The Kingdom of Ordinary Time. I sighed with understanding. I thought of this church season in which we travel these days…..Ordinary Time….the longest season of all. It does not hold the mystery and introspection of the days of a Advent. It isn’t the full-bodied ‘Alleluia’ of Christmas. It does not demand of us what Lent and Easter ask. It is not flashy or colorful like Pentecost. Ordinary Time is where we spend the majority of our time, the fullness of our days. With its prescribed color of green, Ordinary Time presupposes growth, that something will bloom out of us. Something that may have been born out of Advent, refined in Lent, transformed by Easter and even inspired by Pentecost.

For those of you who don’t walk around in the church world the way I do, this might sound like a bunch of mumbo-jumbo. But for those of us who have made a home and struggled in the Christian household, these words name the seasons of the church year. And if you stick around in this beautiful and messy house you soon begin to measure the passing of days not only with January through December but also Advent through Ordinary Time.

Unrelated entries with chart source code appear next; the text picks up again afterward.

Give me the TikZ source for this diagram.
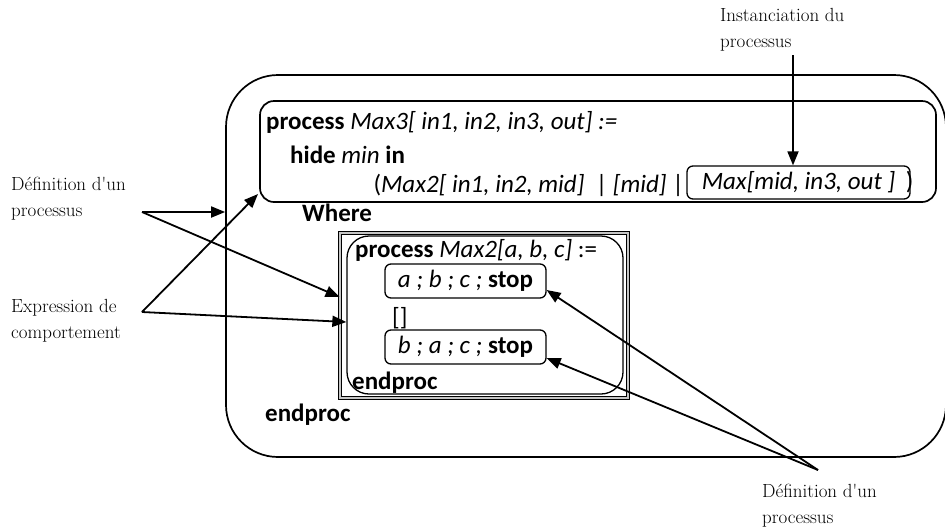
\documentclass[tikz,border=0pt]{standalone}
\usepackage{fontspec}
\newfontfamily\calfam{Carlito}
\usetikzlibrary{arrows.meta}
\newcommand\codefont{\calfam\fontsize{25}{30}\selectfont}
\newcommand\lblfont{\fontsize{19}{26}\selectfont}
\begin{document}
\begin{tikzpicture}[x=1pt,y=-1pt,
  txt/.style={inner sep=0pt,font=\codefont},
  lbl/.style={inner sep=0pt,font=\lblfont,align=left},
  shp/.style={draw,inner sep=0pt,line width=1.7pt},
  sbox/.style={draw,inner sep=0pt,line width=1.3pt,rounded corners=6pt,font=\codefont},
  arr/.style={line width=1.8pt,-{Triangle[length=14pt,width=11pt]}}]
\useasboundingbox (0,0) rectangle (945,531);
% shapes
\node[shp,rounded corners=52pt,minimum width=720pt,minimum height=382pt] (outer) at (586,266) {};
\node[shp,rounded corners=14pt,minimum width=676pt,minimum height=101pt] (m3) at (598,151.5) {};
\node[draw,inner sep=0pt,line width=0.9pt,double=gray!45,double distance=1.5pt,minimum width=288pt,minimum height=165pt] (sq) at (484,315.5) {};
\node[shp,line width=1.3pt,rounded corners=22pt,minimum width=276pt,minimum height=158pt] (inr) at (485,315) {};
% texts of Max3
\node[txt,anchor=west] (l1) at (266,122) {\textbf{process} \textit{Max3[ in1, in2, in3, out] :=}};
\node[txt,anchor=west] (l2) at (290,155) {\textbf{hide} \textit{min} \textbf{in}};
\node[txt,anchor=east] (l3) at (684,185) {(\textit{Max2[ in1, in2, mid]}\ \ | \textit{[mid]} |};
\node[sbox,minimum width=223pt,minimum height=33pt] (maxb) at (798.5,182.5) {\textit{Max[mid, in3, out ]}};
\node[txt,anchor=west] (rp) at ([xshift=-5pt]maxb.east) {)};
\node[txt,anchor=west] (where) at (302,213) {\textbf{Where}};
% texts of Max2
\node[txt,anchor=west] (p2) at (355,250) {\textbf{process} \textit{Max2[a, b, c]} :=};
\node[sbox,minimum width=161pt,minimum height=34pt] (b1) at (465.5,281) {\textit{a ; b ; c ;} \textbf{stop}};
\node[txt,anchor=west] (ch) at (392,318) {[]};
\node[sbox,minimum width=161pt,minimum height=34pt] (b2) at (465.5,347) {\textit{b ; a ; c ;} \textbf{stop}};
\node[txt,anchor=west] (ep2) at (352,383) {\textbf{endproc}};
\node[txt,anchor=west] (ep1) at (265,415) {\textbf{endproc}};
% labels
\node[lbl,anchor=north west] (inst) at (720,8) {Instanciation du\\processus};
\node[lbl,anchor=north west] (defl) at (11,177) {Définition d\textquotesingle un\\processus};
\node[lbl,anchor=north west] (expr) at (11,299) {Expression de\\comportement};
\node[lbl,anchor=north west] (defr) at (762,484) {Définition d\textquotesingle un\\processus};
% connector ends
\coordinate (instS) at (793,55);
\coordinate (defS) at (142,212);
\coordinate (exprS) at (142,312);
\coordinate (defrS) at (818,470);
\coordinate (m3corner) at (258,194);
% connectors
\draw[arr] (instS) -- (instS |- maxb.north);
\draw[arr] (defS) -- (outer.west |- defS);
\draw[arr] (defS) -- (sq.west |- {(0,297)});
\draw[arr] (exprS) -- (m3corner);
\draw[arr] (exprS) -- (inr.west |- {(0,322)});
\draw[arr] (defrS) -- (b1.east |- {(0,290)});
\draw[arr] (defrS) -- (b2.east |- {(0,358)});
\end{tikzpicture}
\end{document}
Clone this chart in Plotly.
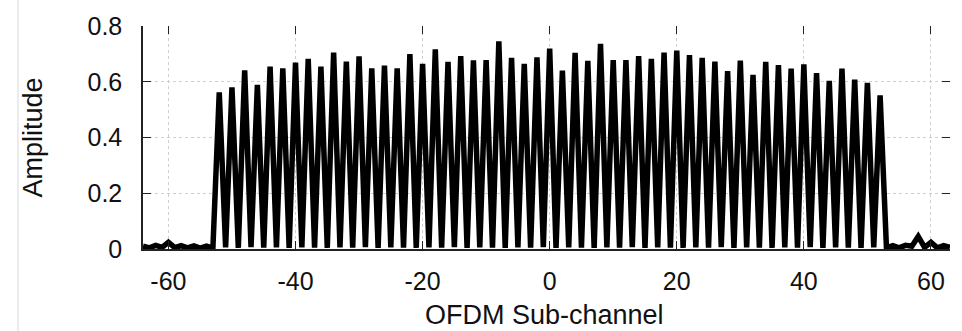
import plotly.graph_objects as go

# OFDM sub-channel indices (128-point FFT, centred on DC)
subchannel = list(range(-64, 64))

# Measured amplitude per sub-channel
amplitude = [
    0.010, 0.004, 0.013, 0.006, 0.024, 0.005, 0.012, 0.004,   # -64 .. -57
    0.011, 0.003, 0.010, 0.003,                               # -56 .. -53
    0.562, 0.006, 0.580, 0.004, 0.641, 0.007, 0.589, 0.005,   # -52 .. -45
    0.654, 0.006, 0.648, 0.004, 0.669, 0.006, 0.682, 0.005,   # -44 .. -37
    0.654, 0.004, 0.705, 0.006, 0.672, 0.005, 0.691, 0.007,   # -36 .. -29
    0.648, 0.004, 0.658, 0.006, 0.648, 0.005, 0.699, 0.004,   # -28 .. -21
    0.664, 0.006, 0.716, 0.005, 0.671, 0.007, 0.692, 0.004,   # -20 .. -13
    0.677, 0.006, 0.678, 0.005, 0.745, 0.004, 0.686, 0.006,   # -12 .. -5
    0.664, 0.005, 0.688, 0.007, 0.719, 0.004, 0.640, 0.006,   # -4 .. 3
    0.704, 0.005, 0.675, 0.004, 0.736, 0.006, 0.678, 0.005,   # 4 .. 11
    0.678, 0.007, 0.692, 0.004, 0.682, 0.006, 0.705, 0.005,   # 12 .. 19
    0.712, 0.004, 0.696, 0.006, 0.686, 0.005, 0.672, 0.007,   # 20 .. 27
    0.638, 0.004, 0.676, 0.006, 0.625, 0.005, 0.671, 0.004,   # 28 .. 35
    0.660, 0.006, 0.647, 0.005, 0.662, 0.007, 0.631, 0.004,   # 36 .. 43
    0.603, 0.006, 0.647, 0.005, 0.608, 0.004, 0.596, 0.006,   # 44 .. 51
    0.551, 0.004, 0.012, 0.004, 0.013, 0.010, 0.045, 0.006,   # 52 .. 59
    0.024, 0.004, 0.012, 0.006,                               # 60 .. 63
]

x_ticks = [-60, -40, -20, 0, 20, 40, 60]
y_ticks = [0, 0.2, 0.4, 0.6, 0.8]
y_tick_text = ["0", "0.2", "0.4", "0.6", "0.8"]
x_tick_text = ["-60", "-40", "-20", "0", "20", "40", "60"]

FONT = "Liberation Sans, Arial, Helvetica, sans-serif"
TEXT = "#111111"
GRID = "#cfcfcf"

fig = go.Figure()

fig.add_trace(go.Scatter(
    x=subchannel, y=amplitude, mode="lines",
    line=dict(color="black", width=5.5),
    showlegend=False, hoverinfo="skip",
))

# Invisible trace carrying the mirrored top/right tick axes
fig.add_trace(go.Scatter(
    x=[subchannel[0]], y=[amplitude[0]], xaxis="x2", yaxis="y2",
    mode="markers", marker=dict(opacity=0), showlegend=False, hoverinfo="skip",
))

common_grid = dict(showgrid=True, gridcolor=GRID, griddash="dot", gridwidth=1,
                   zeroline=False)

fig.update_layout(
    width=962, height=331,
    margin=dict(l=143, r=12, t=22, b=82),
    paper_bgcolor="white", plot_bgcolor="white",
    font=dict(family=FONT, color=TEXT, size=25),
    xaxis=dict(
        range=[-64, 63], tickvals=x_ticks, ticktext=x_tick_text,
        ticks="inside", ticklen=8, tickcolor="#222", tickwidth=1.2,
        showline=True, linecolor="#222", linewidth=1.5,
        tickfont=dict(size=25), ticklabelstandoff=9, **common_grid,
    ),
    yaxis=dict(
        range=[0, 0.8], tickvals=y_ticks, ticktext=y_tick_text, ticks="inside",
        ticklen=8, tickcolor="#222", tickwidth=1.2, showline=True,
        linecolor="#222", linewidth=1.5, tickfont=dict(size=25),
        ticklabelstandoff=14, **common_grid,
    ),
    xaxis2=dict(
        overlaying="x", side="top", matches="x", range=[-64, 63],
        tickvals=x_ticks, ticks="inside", ticklen=8, tickcolor="#222",
        tickwidth=1.2, showticklabels=False, showline=False, showgrid=False,
        zeroline=False,
    ),
    yaxis2=dict(
        overlaying="y", side="right", range=[0, 0.8], tickvals=y_ticks,
        ticks="inside", ticklen=8, tickcolor="#222", tickwidth=1.2,
        showticklabels=False, showline=False, showgrid=False, zeroline=False,
    ),
    annotations=[
        dict(text="OFDM Sub-channel", xref="paper", yref="paper",
             x=0.497, y=-0.295, xanchor="center", yanchor="middle",
             showarrow=False, font=dict(size=27, family=FONT, color=TEXT)),
        dict(text="Amplitude", xref="paper", yref="paper",
             x=-0.1375, y=0.5, xanchor="center", yanchor="middle",
             textangle=-90, showarrow=False,
             font=dict(size=27, family=FONT, color=TEXT)),
    ],
    shapes=[
        dict(type="line", xref="paper", yref="paper",
             x0=-0.1549, x1=-0.1549, y0=-0.5, y1=1.2,
             line=dict(color="#d9d9d9", width=1)),
    ],
)

fig.write_html("out.html")
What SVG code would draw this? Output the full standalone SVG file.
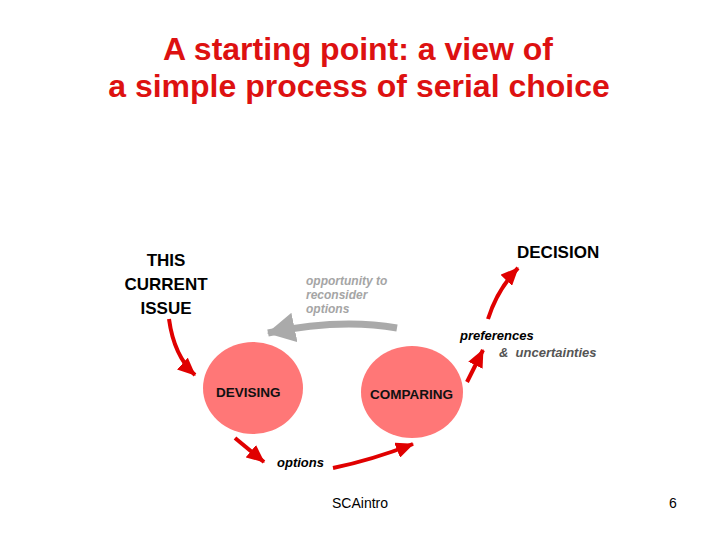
<svg xmlns="http://www.w3.org/2000/svg" width="720" height="540" viewBox="0 0 720 540">
<style>
.title{font-family:"Liberation Sans",Arial,sans-serif;font-weight:bold;font-size:32px;fill:#DD1111;text-anchor:middle}
.big{font-family:"Liberation Sans",Arial,sans-serif;font-weight:bold;font-size:17px;fill:#000}
.node{fill:#FF7777}
.nlabel{font-family:"Liberation Sans",Arial,sans-serif;font-weight:bold;font-size:13.5px;fill:#111}
.lbl{font-family:"Liberation Sans",Arial,sans-serif;font-weight:bold;font-style:italic;font-size:13px}
.plain{font-family:"Liberation Sans",Arial,sans-serif;font-size:14px;fill:#000}
.red{fill:none;stroke:#E00000;stroke-width:4;stroke-linecap:butt}
.grey{fill:none;stroke:#AAAAAA;stroke-width:7}
</style>
<defs>
<marker id="ah" markerUnits="userSpaceOnUse" markerWidth="18" markerHeight="16" viewBox="0 0 18 16" refX="17" refY="8" orient="auto">
<path d="M0,0 L18,8 L0,16 z" fill="#E00000"/>
</marker>
<marker id="ahg" markerUnits="userSpaceOnUse" markerWidth="28" markerHeight="30" viewBox="0 0 28 30" refX="27" refY="15" orient="auto">
<path d="M0,0 L28,15 L0,30 z" fill="#AAAAAA"/>
</marker>
</defs>
<text class="title" x="358" y="60">A starting point: a view of</text>
<text class="title" x="359" y="97">a simple process of serial choice</text>
<g id="issue">
<text class="big" text-anchor="middle" x="166" y="266">THIS</text>
<text class="big" text-anchor="middle" x="166" y="290">CURRENT</text>
<text class="big" text-anchor="middle" x="166" y="314">ISSUE</text>
</g>
<g id="decision">
<text class="big" x="517" y="258">DECISION</text>
</g>
<g id="devising">
<ellipse class="node" cx="253" cy="388" rx="50" ry="46"/>
<text class="nlabel" x="216" y="397">DEVISING</text>
</g>
<g id="comparing">
<ellipse class="node" cx="412" cy="392" rx="51" ry="46"/>
<text class="nlabel" x="370" y="399">COMPARING</text>
</g>
<g id="labels">
<text class="lbl" x="306" y="285" style="fill:#A5A5A5;font-size:12px">opportunity to</text>
<text class="lbl" x="306" y="299" style="fill:#A5A5A5;font-size:12px">reconsider</text>
<text class="lbl" x="306" y="313" style="fill:#A5A5A5;font-size:12px">options</text>
<text class="lbl" x="460" y="340" style="fill:#000">preferences</text>
<text class="lbl" x="499" y="357" style="fill:#555" xml:space="preserve">&amp;  uncertainties</text>
<text class="lbl" x="277" y="467" style="fill:#000">options</text>
</g>
<g id="connectors">
<path class="red" d="M169,319 Q174,356 195,375" marker-end="url(#ah)"/>
<path class="grey" d="M397,328 Q340,318 268,333" marker-end="url(#ahg)"/>
<path class="red" d="M467,382 L483,350" marker-end="url(#ah)"/>
<path class="red" d="M488,319 Q497,290 518,268" marker-end="url(#ah)"/>
<path class="red" d="M235,438 L264,462" marker-end="url(#ah)"/>
<path class="red" d="M333,468 Q372,460 413,444" marker-end="url(#ah)"/>
</g>
<text class="plain" x="332" y="508">SCAintro</text>
<text class="plain" x="669" y="508">6</text>
</svg>
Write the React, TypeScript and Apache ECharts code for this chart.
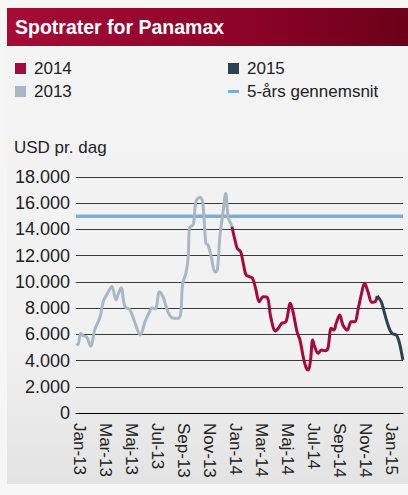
import React, { useEffect, useRef } from 'react';
import * as echarts from 'echarts';

const monthLabels = ['Jan-13', 'Mar-13', 'Maj-13', 'Jul-13', 'Sep-13', 'Nov-13', 'Jan-14', 'Mar-14', 'Maj-14', 'Jul-14', 'Sep-14', 'Nov-14', 'Jan-15'];
const labelPositions = [0, 2, 4, 6, 8, 10, 12, 14, 16, 18, 20, 22, 24];

// x = months since Jan 2013, y = USD per day
const x2013 = [-0.26, -0.15, 0.06, 0.24, 0.52, 0.83, 1.16, 1.55, 1.8, 2.06, 2.28, 2.47, 2.78, 2.97, 3.17, 3.47, 3.86, 4.24, 4.65, 5.02, 5.4, 5.56, 5.82, 6.13, 6.43, 6.81, 7.2, 7.58, 7.77, 7.92, 8.17, 8.35, 8.44, 8.74, 8.94, 9.25, 9.46, 9.71, 9.89, 10.15, 10.41, 10.59, 10.79, 11.05, 11.23, 11.43, 11.62, 11.72];
const y2013 = [5300, 5200, 6080, 5900, 5800, 5100, 6400, 7300, 8500, 9000, 9400, 9650, 8620, 9100, 9550, 8110, 7860, 6900, 5950, 6960, 7800, 8000, 7950, 9250, 8800, 7650, 7220, 7220, 7600, 9890, 10650, 11900, 14100, 14400, 16100, 16450, 16100, 12950, 12800, 11800, 10750, 10900, 13450, 15480, 16750, 14900, 14470, 14210];

const x2014 = [11.72, 11.95, 12.13, 12.39, 12.59, 12.8, 13.05, 13.31, 13.57, 13.82, 14.13, 14.44, 14.7, 15.07, 15.29, 15.55, 15.88, 16.22, 16.45, 16.73, 16.96, 17.21, 17.42, 17.6, 17.77, 17.94, 18.11, 18.37, 18.6, 18.91, 19.11, 19.37, 19.58, 19.75, 20.02, 20.27, 20.6, 20.91, 21.17, 21.48, 21.68, 21.94, 22.2, 22.5, 22.76, 22.91];
const y2014 = [14210, 13190, 12560, 12300, 11420, 10530, 10400, 10270, 9380, 8490, 8870, 8820, 7350, 6250, 6460, 6840, 6960, 8370, 7600, 6200, 5570, 4290, 3500, 3280, 4000, 5570, 5000, 4550, 4800, 4750, 4930, 6460, 6330, 6840, 7470, 6710, 6330, 6960, 6960, 8110, 9000, 9890, 9250, 8440, 8490, 8920];

const x2015 = [22.91, 23.22, 23.48, 23.79, 24.04, 24.38, 24.56, 24.72, 24.89];
const y2015 = [8920, 8490, 7600, 6580, 6080, 5950, 5570, 4930, 4040];

const avgX = [-0.3, 24.9];
const avgY = [15000, 15000];

const pair = (xs: number[], ys: number[]) => xs.map((x, i) => [x, ys[i]]);
const fmtThousands = (v: number) => String(v).replace(/\B(?=(\d{3})+(?!\d))/g, '.');

const FONT = '"Liberation Sans", Arial, Helvetica, sans-serif';

export default function App() {
  const ref = useRef<HTMLDivElement>(null);
  useEffect(() => {
    const chart = echarts.init(ref.current!, null, { renderer: 'svg' });
    chart.setOption({
      animation: false,
      backgroundColor: '#f6f6f6',
      textStyle: { fontFamily: FONT },
      graphic: [
        {
          type: 'rect', z: -10, silent: true,
          shape: { x: 7, y: 8, width: 401, height: 476 },
          style: {
            fill: new echarts.graphic.LinearGradient(0, 0, 0, 1, [
              { offset: 0, color: '#f4f4f4' },
              { offset: 0.7, color: '#f1f1f1' },
              { offset: 1, color: '#e3e3e3' },
            ]),
          },
        },
        {
          type: 'rect', z: -5, silent: true,
          shape: { x: 7, y: 8, width: 401, height: 38 },
          style: {
            fill: new echarts.graphic.LinearGradient(0, 0, 1, 0, [
              { offset: 0, color: '#a50c38' },
              { offset: 0.6, color: '#8c0328' },
              { offset: 1, color: '#6b0018' },
            ]),
          },
        },
        {
          type: 'text', x: 15, y: 27, z: 10,
          style: { text: 'Spotrater for Panamax', fill: '#ffffff', font: 'bold 19.5px ' + FONT, verticalAlign: 'middle' },
        },
        {
          type: 'text', x: 14, y: 147, z: 10,
          style: { text: 'USD pr. dag', fill: '#222222', font: '17px ' + FONT, verticalAlign: 'middle' },
        },
      ],
      legend: [
        {
          data: [{ name: '2014', icon: 'rect' }, { name: '2013', icon: 'rect' }],
          orient: 'vertical', left: 15, top: 60, padding: 0,
          itemWidth: 11, itemHeight: 11, itemGap: 6, selectedMode: false,
          textStyle: { fontSize: 17, color: '#222', lineHeight: 17, padding: [0, 0, 0, 3] },
        },
        {
          data: [{ name: '2015', icon: 'rect' }, { name: '5-års gennemsnit', icon: 'path://M0,0H11V3H0Z' }],
          orient: 'vertical', left: 228, top: 60, padding: 0,
          itemWidth: 11, itemHeight: 11, itemGap: 6, selectedMode: false,
          textStyle: { fontSize: 17, color: '#222', lineHeight: 17, padding: [0, 0, 0, 3] },
        },
      ],
      grid: { left: 76, right: 5, top: 177, bottom: 82 },
      xAxis: {
        type: 'value', min: -0.3, max: 24.9,
        axisLine: { show: true, onZero: false, lineStyle: { color: '#000', width: 1 } },
        axisTick: { show: false },
        splitLine: { show: false },
        axisLabel: {
          customValues: labelPositions,
          formatter: (v: number) => monthLabels[Math.round(v / 2)] ?? '',
          rotate: -90, fontSize: 17, color: '#222', margin: 10,
        },
      },
      yAxis: {
        type: 'value', min: 0, max: 18000, interval: 2000,
        axisLine: { show: false }, axisTick: { show: false },
        splitLine: { lineStyle: { color: '#3a3a3a', width: 1 } },
        axisLabel: { fontSize: 18, color: '#222', margin: 6, formatter: (v: number) => fmtThousands(v) },
      },
      series: [
        {
          name: '5-års gennemsnit', type: 'line', data: pair(avgX, avgY), showSymbol: false,
          lineStyle: { color: '#7aaed6', width: 3.5 }, itemStyle: { color: '#7aaed6' }, z: 1,
        },
        {
          name: '2013', type: 'line', data: pair(x2013, y2013), showSymbol: false, smooth: 0.35,
          lineStyle: { color: '#a8b7c6', width: 3 }, itemStyle: { color: '#a8b7c6' }, z: 3,
        },
        {
          name: '2014', type: 'line', data: pair(x2014, y2014), showSymbol: false, smooth: 0.35,
          lineStyle: { color: '#a50b3a', width: 3 }, itemStyle: { color: '#a50b3a' }, z: 3,
        },
        {
          name: '2015', type: 'line', data: pair(x2015, y2015), showSymbol: false, smooth: 0.35,
          lineStyle: { color: '#2c4152', width: 3 }, itemStyle: { color: '#2c4152' }, z: 3,
        },
      ],
    });
    return () => chart.dispose();
  }, []);
  return <div ref={ref} style={{ position: 'absolute', left: 0, top: 0, width: 408, height: 495 }} />;
}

When I heard Marie Howe refer to this book of poetry, I scribbled the title down on a scrap of paper and tucked it inside a book,as is my practice. Later in the day I ordered the book and now await its arrival. I look forward to seeing what this poet laureate of New York does with her ordinary times. I wonder how she sees the ‘kingdom’…..the inbreaking of the Holy….in the tasks of washing dishes and driving the car. I am excited to read how she stacks words one on top of the other to spell out the holiness of riding the elevator or passing the person whose sign reads:” Help. Homeless. God bless.” I am anxious to read the ways in which her living in the every day is threaded with green and growing moments that light up her spiritual path.

Over the years I haven’t held much with the term ‘kingdom’ as it shows up in the scriptures. In the community in which I travel we often change the word to ‘kindom’, making note that we understand more of what it means to be kin than what it means to reside in a kingdom. But in hearing this title, I have to admit I was drawn to its use and its meaning. How often I like to believe that the daily work of my ordinary life is pulling me into a place of beauty, a place that rises to some status close to royal. Do you share this belief? I want to believe that as I go through the mundane and miraculous movements of my every day, that some of the acts really are sacred. Setting my feet on the blessed ground. The fact that my two legs hold me up and gravity prevails. The way the coffee pours so elegantly and tastes so delicious. The slant of the sun onto the kitchen table illuminating the fruits and vegetables that reside in the wooden bowl, red, yellow, green, orange. The looks on the faces of those I meet, the way their eyes light up and the smiles form on their faces. The kindness of words and the missed opportunities for connection. The blessing of sun and moon and water and sky…..again and again and again.

All these small yet significant acts of any day lead me further toward The Kingdom of Ordinary Time. And you, what are the acts that are leading you toward this blessed place where the Sacred brushes your shoulder and reminds you of its Presence?